With digital don’t you need a Flash card in order to get any memory? The digital cameras i’ve looked at only have 3-4 minutes of record time unless you get a compact flash card.

You may be confused with a digital still camera that can record short avi files. The above posters are refering to digital camcorders that record on tape or a DVD disc. My MiniDV camcorder works pretty nicely and if you have notions of editing on a computer it is the best way to go if you can afford it.

It depends what you want to record. I have a VHS-C and its nice in that its definitely affordable and I rarely need to record more than 1/2 hour of material. (I mostly use it to videotape my horse shows). It’s very easy to make VHS copies if you need to distribute what you record for some reason.

I’ve never had a problem using the VHS adapter – either the one that came with the camera or a spare I bought at Target. I think VHS-C tapes are cheaper than Hi-8 tapes.

With the changes in technology you might want to consider all the stuff that goes along with a camcorder, not just the camera itself. VHS-C has the clear advantage of being able to drop the tape into an adapter and play in any VHS deck. IMHO this used to be a good feature but not any more. I think analog tape is ready to go the way of the dodo since you can now buy a home DVD recorder for under $150 and I wouldn’t be surprised if they break $100 by Christmas. You can get a DVD player for as little as $30 so there is no excuse for no one to have them available. For these reasons I would not spend a penny on analog video recording equipment.

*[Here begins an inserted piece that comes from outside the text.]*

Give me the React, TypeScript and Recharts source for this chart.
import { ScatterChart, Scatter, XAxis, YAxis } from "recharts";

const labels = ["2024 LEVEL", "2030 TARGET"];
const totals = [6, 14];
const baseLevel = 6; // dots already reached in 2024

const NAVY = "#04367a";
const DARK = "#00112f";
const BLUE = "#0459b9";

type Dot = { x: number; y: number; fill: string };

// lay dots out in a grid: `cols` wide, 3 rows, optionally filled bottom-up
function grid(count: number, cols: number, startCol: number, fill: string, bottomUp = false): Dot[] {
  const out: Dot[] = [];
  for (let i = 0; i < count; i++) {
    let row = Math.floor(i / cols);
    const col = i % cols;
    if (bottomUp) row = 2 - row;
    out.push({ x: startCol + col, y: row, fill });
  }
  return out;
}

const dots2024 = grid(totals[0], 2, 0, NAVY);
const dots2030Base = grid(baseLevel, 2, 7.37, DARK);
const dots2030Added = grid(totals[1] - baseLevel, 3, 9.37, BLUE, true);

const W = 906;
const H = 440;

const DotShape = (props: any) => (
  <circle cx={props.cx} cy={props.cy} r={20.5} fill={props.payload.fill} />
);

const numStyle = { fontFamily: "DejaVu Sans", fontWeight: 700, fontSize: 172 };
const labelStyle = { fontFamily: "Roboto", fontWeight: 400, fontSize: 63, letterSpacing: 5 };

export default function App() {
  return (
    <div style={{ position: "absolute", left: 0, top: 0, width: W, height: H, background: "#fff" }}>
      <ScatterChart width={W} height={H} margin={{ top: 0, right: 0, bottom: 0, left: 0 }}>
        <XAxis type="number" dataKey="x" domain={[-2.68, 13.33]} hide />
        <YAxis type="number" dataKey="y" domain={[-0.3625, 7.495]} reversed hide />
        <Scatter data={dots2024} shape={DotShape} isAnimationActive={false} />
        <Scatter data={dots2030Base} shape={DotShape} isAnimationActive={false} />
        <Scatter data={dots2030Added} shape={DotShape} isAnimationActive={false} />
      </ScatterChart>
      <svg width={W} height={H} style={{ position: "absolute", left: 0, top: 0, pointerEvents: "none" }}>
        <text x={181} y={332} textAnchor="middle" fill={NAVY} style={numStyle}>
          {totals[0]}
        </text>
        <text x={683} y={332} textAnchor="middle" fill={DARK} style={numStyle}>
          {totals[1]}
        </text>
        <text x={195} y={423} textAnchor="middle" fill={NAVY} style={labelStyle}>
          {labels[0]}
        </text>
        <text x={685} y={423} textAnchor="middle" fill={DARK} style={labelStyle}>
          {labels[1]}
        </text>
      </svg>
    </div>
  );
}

I think you can do well with any digital camcorder format, I like Mini DV. Small tapes with an hour capacity. Once you have that format you need to decide how to distrubute copies. All camcorders I know of have analog outputs which makes it simple to connect to a VCR to record tapes.

If you want to do non-linear editing you’ll probably want to get a firewire board and appropriate software for your PC. It takes a reasonable amount of horsepower so make sure you have reasonably fast disks and processor and enough memory.

Low cost home DVD recorders are on the market. The one I got is an off brand that was on sale at Wally World and so far I’m extremely happy with it. You can use it just like an analog VCR with the same types if inputs and outputs plus S-video and component outputs for big screen TVs. It also has the same firewire connector as a digitcal camcorder. Digital dubbing is extremely easy as you only need to worry about controlling the machine doing the recording. It automatically controls the machine doing the playback through the firewire connection.

The only camcorder I ever used was an old VHS one my dad bought the family back in 1989-ish. I think it was $1200 then (camcorders on ebay start at $100 now).

What do all the formats mean though? I look on ebay and tehre are 6 analog formats and 6 digital formats. I don’t know what the digital formats mean. What is Digital8 recorded on? What is MiniDV recorded on?

Would a digital camcorder be able to record digitally, then transfer the files to a computer then use a DVD burner to make copies? I assume so but is that a universal attribute all digital camcorders have?